To insure that foods are not contaminated you should always wash your hands before handling it. Foods should be cooked to 212 degrees fahrenheit to kill surface bacteria and all frozen meats should be thawed so that cooking heat can reach the center. Never freeze foods that have already been thawed and always serve cooked foods immediately. If you do not plan to eat the food immediately, it should be stored in the refrigerator. At picnics avoid mayonnaise, bologna, cream fillings and custards since these food nourish bacteria. Never eat foods that have a bad or unusual odor. If you ingest contaminated food you will show symptoms such as diarrhea and vomiting. This will, in most cases, last about 24 hours. Drink as much water or weak tea as you can tolerate during this period. Any symptoms that last longer than two days or if a child under age three is showing symptoms, consult a doctor immediately. Also, if watery diarrhea strikes every 10 to 15 minutes or if there is blood or mucus in the stool get emergency help. Other signs that you may need immediate help are fever and abdominal pain. Botulism is a rare life threatening form of food poisoning that causes nausea and vomiting about 12 to 36 hours after a contaminated food has been eaten. This is followed by dry mouth and throat, weak muscles, blurred vision, unsteadiness, difficulty swallowing, speaking and breathing. In the case of botulism, immediate hospitalization is necessary. Try to identify the food and take a sample to the hospital with you.

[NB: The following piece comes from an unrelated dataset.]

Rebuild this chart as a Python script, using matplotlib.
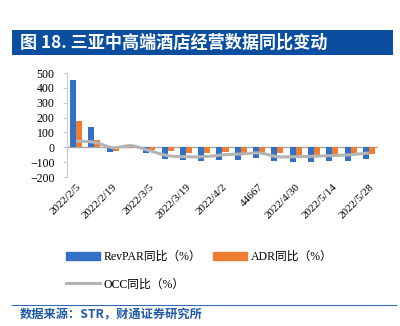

Improperly handled chicken, eggs, meats, raw milk, egg products, carmine red dyes, contaminated marijuana and even pet reptiles can carry salmonella. There are approximately 2,200 types of salmonella that are known, including the type that causes typhoid fever. Symptoms include gastrointestinal upset that starts 12 to 48 hours after contamination. It produces, diarrhea, fever and sometimes vomiting. In mild cases the symptoms will last one to four days, but in severe cases it will last much longer. The fever produced by salmonella with cause extreme exhaustion. In mild cases this contamination can be treated with fluids and a bland diet. In severe cases it will need to be treated with antibiotics.